Under the theme, "Warning: Harmful of Fatal if Ignored," the Harm Reproduction Foundation funded a public information and education campaign on the spread of the infectious Morlas in the greater Pullman area, especially repeat Morla users. With approximately one far reaching Morla user (FRMU) in the Summer Hill apartment area, the need for comprehensive harm reduction programs is vital. Using a social marketing approach, scientific data was used to develop campaign messages, which were disseminated via billboards, radio spots, print media, and through individual briefings of elected officials, community leaders and organizations.
The message in brief read as follows:
WARNING, MORLAS ARE HARMFUL TO YOUR HEALTH. IF YOU COME IN CONTACT WITH THE FRMU, STAY CALM AND IMMEDIATELY GO TO THE NEAREST HARM REPRODUCTION HEALTH CLINICS.
As a result of the marketing campaign, all but the FRMU and one individual that was “used” by the FRMU were captured. We would like 100% containment, thus if you know the whereabouts of the FRMU and victim, please call 1-800-HELPFRMU. This is of utmost importance since we believe that the victim of the FRMU was impregnated with a Morla Pod. If this pod is not removed before it ruptures, millions of highly infectious Morlas will be released.
Again, please call 1-800-HELPFRMU if you come in contact with the FRMU or victim.
Yippee! (That's for you Marian Potter)
Today is finally Friday and I'm going to visit my brother at the UW. On another not so happy note, I'm getting a flu shot. I don't mind getting a shot, but who really enjoys them?
My midterm grades came out. . . Yeah for me, I’m passing all 9 of my classes with A’s and B’s!
This week at a glance:
Monday--Soaked with water when a hose connection came loose in fluids lab.
Tuesday--Splashed with mud during a soil compaction test.
Wednesday--Stood out on the corner counting cars . . . in the rain.

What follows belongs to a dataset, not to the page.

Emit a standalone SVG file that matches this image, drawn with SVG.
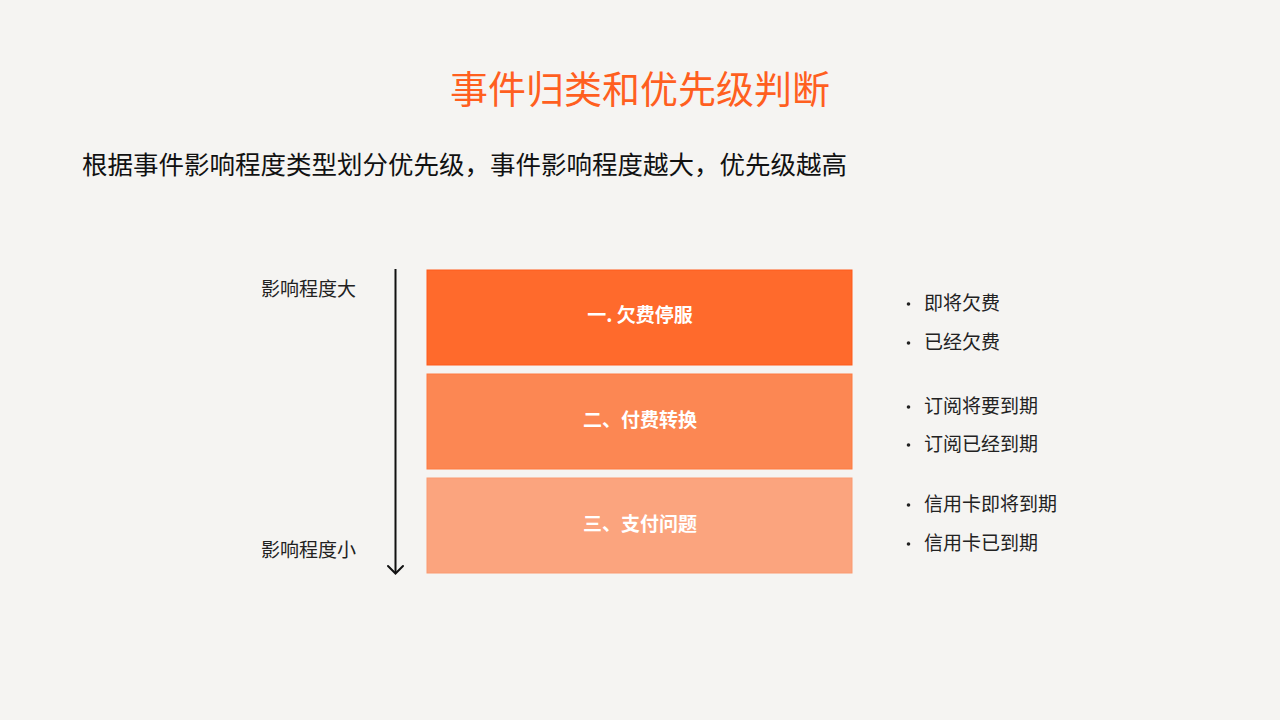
<svg xmlns="http://www.w3.org/2000/svg" width="1280" height="720" viewBox="0 0 1280 720">
<style>
.cjk{font-family:"Noto Sans CJK SC","Noto Sans",sans-serif}
.lbl{font-size:19px;fill:#222}
.box-t{font-size:19px;font-weight:bold;fill:#fff;text-anchor:middle}
</style>
<rect width="1280" height="720" fill="#F5F4F2"/>
<text class="cjk" x="640" y="103" font-size="38" fill="#FF5F1F" text-anchor="middle">事件归类和优先级判断</text>
<text class="cjk" x="82" y="174" font-size="25.5" fill="#111">根据事件影响程度类型划分优先级，事件影响程度越大，优先级越高</text>
<g id="axis-labels">
<text class="cjk lbl" x="261" y="296">影响程度大</text>
<text class="cjk lbl" x="261" y="557">影响程度小</text>
</g>
<g id="connectors" fill="none" stroke="#111" stroke-width="2">
<line x1="395.5" y1="269" x2="395.5" y2="573"/>
<polyline points="388,566 395.5,573.5 403,566" stroke-linecap="round"/>
</g>
<g id="node1">
<rect x="427" y="270" width="425" height="95" fill="#FF6A2C" stroke="#FF5A1A" stroke-width="1"/>
<text class="cjk box-t" x="640" y="322">一. 欠费停服</text>
</g>
<g id="node2">
<rect x="427" y="374" width="425" height="95" fill="#FC8753" stroke="#FF7A40" stroke-width="1"/>
<text class="cjk box-t" x="640" y="427">二、付费转换</text>
</g>
<g id="node3">
<rect x="427" y="478" width="425" height="95" fill="#FBA47E" stroke="#FB9A70" stroke-width="1"/>
<text class="cjk box-t" x="640" y="531">三、支付问题</text>
</g>
<g id="bullets" class="cjk">
<g fill="#222">
<circle cx="908.5" cy="304" r="1.8"/>
<circle cx="908.5" cy="343" r="1.8"/>
<circle cx="908.5" cy="407" r="1.8"/>
<circle cx="908.5" cy="445" r="1.8"/>
<circle cx="908.5" cy="505" r="1.8"/>
<circle cx="908.5" cy="544" r="1.8"/>
</g>
<text class="cjk lbl" x="924" y="310">即将欠费</text>
<text class="cjk lbl" x="924" y="349">已经欠费</text>
<text class="cjk lbl" x="924" y="413">订阅将要到期</text>
<text class="cjk lbl" x="924" y="451">订阅已经到期</text>
<text class="cjk lbl" x="924" y="511">信用卡即将到期</text>
<text class="cjk lbl" x="924" y="550">信用卡已到期</text>
</g>
</svg>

I don’t like to be pessimistic, but with the way things are going I’m a little worried for tomorrow’s lab. We’re doing a concrete cylinder compaction test. Thankfully this is the last semester that I ever have to take labs.
By the time most people get to college they have figured out the basics of life. . . most things aren't what they seem, life's not fair, Morla's are dangerous. . . and alcohols are highly flammable. No Duh you say, alcohol actually burns? You'd think this would be a common sense thing, but apparently it's not. Someone left a huge beaker of ethanol next to a bunsen burner, causing it to explode. Shards of glass flew everywhere. Not only were quite a few people injured, but they had to cancel the rest of classes for today because of the fumes.

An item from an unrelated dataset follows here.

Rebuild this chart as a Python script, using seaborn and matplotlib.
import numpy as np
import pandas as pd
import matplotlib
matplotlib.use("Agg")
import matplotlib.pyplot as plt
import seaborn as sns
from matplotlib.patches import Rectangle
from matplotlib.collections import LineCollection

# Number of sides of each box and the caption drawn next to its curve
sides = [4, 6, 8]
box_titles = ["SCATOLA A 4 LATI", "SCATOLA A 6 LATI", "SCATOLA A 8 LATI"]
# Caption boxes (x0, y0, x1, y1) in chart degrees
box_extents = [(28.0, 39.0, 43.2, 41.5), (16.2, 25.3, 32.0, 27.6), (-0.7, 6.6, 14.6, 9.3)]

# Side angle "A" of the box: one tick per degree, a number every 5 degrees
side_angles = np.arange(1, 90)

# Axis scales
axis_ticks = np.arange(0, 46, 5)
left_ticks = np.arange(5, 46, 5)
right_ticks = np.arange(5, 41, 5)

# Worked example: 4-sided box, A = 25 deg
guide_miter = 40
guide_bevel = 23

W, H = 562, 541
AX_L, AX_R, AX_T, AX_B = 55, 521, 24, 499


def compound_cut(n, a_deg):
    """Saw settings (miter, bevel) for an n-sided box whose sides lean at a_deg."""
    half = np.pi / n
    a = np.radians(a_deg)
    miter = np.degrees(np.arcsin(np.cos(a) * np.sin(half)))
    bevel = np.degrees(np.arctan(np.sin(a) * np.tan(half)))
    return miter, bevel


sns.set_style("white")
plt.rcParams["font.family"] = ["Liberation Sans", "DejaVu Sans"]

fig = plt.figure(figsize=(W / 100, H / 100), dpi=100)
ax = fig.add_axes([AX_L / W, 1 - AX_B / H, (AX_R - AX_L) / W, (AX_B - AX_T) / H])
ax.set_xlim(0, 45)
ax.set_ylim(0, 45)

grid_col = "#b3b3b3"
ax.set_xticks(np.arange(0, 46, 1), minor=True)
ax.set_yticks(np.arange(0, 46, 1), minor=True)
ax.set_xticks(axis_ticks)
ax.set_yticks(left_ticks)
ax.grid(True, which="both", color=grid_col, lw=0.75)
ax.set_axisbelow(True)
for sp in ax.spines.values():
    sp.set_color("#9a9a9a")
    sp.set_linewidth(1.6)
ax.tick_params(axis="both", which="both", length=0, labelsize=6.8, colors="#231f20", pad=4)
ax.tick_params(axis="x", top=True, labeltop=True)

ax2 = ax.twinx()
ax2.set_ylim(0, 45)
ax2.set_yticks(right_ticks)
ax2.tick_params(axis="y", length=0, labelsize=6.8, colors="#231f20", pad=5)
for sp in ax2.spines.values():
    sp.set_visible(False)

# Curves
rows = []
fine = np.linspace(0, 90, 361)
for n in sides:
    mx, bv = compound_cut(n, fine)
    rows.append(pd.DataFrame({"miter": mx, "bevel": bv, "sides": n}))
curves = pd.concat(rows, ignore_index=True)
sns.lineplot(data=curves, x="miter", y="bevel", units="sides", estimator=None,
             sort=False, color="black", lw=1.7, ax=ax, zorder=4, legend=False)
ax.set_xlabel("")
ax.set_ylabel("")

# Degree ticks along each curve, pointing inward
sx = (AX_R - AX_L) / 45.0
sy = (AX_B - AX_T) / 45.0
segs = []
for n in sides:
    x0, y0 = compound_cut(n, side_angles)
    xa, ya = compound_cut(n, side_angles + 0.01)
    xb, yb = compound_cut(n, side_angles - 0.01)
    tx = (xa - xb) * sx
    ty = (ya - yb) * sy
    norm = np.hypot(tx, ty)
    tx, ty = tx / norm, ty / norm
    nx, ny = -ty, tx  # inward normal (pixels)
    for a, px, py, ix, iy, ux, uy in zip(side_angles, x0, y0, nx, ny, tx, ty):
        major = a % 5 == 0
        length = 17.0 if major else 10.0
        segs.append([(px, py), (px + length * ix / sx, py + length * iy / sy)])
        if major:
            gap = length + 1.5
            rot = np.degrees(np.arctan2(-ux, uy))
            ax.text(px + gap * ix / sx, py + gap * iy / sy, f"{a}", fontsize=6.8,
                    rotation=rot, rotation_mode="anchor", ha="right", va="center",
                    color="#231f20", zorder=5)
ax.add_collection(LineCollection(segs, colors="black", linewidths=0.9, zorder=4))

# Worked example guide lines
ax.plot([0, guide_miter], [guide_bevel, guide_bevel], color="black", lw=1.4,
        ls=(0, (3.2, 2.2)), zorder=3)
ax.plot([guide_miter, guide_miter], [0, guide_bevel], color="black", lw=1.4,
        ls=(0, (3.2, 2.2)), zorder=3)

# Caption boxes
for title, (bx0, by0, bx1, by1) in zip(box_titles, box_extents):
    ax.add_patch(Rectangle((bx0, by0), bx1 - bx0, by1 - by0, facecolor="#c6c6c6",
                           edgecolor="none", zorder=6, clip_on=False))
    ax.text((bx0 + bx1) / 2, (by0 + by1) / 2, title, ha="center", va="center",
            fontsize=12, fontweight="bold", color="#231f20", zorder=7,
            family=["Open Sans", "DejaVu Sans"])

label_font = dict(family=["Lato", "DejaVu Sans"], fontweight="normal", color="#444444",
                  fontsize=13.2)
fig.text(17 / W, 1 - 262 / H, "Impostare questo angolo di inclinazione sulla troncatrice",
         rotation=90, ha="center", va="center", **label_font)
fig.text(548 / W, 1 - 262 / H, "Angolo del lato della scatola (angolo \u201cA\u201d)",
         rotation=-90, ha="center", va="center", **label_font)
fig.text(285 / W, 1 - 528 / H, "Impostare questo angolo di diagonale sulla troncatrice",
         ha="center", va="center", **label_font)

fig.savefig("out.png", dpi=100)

- Mood:What to do with my free time?
Apparently, it's really cool to have an older sister who makes up characters with her friends in her spare time. In fact, it’s soo cool that my sister used one of my friends characters for her Greek mythology project in her English class. Combusta, I'm proud to say that you've been promoted from super hero and member of team ecchi to the Greek goddess of forest fires and arch enemy of Smokey the Bear. You even get to keep your flaming blue spandex and get a bonus of a ruby necklace and wings. Combusta’s has moved on and left full frontal, c-thru, and "wild thing" in the dust. (I’ll post the greek myth for you later Marian.)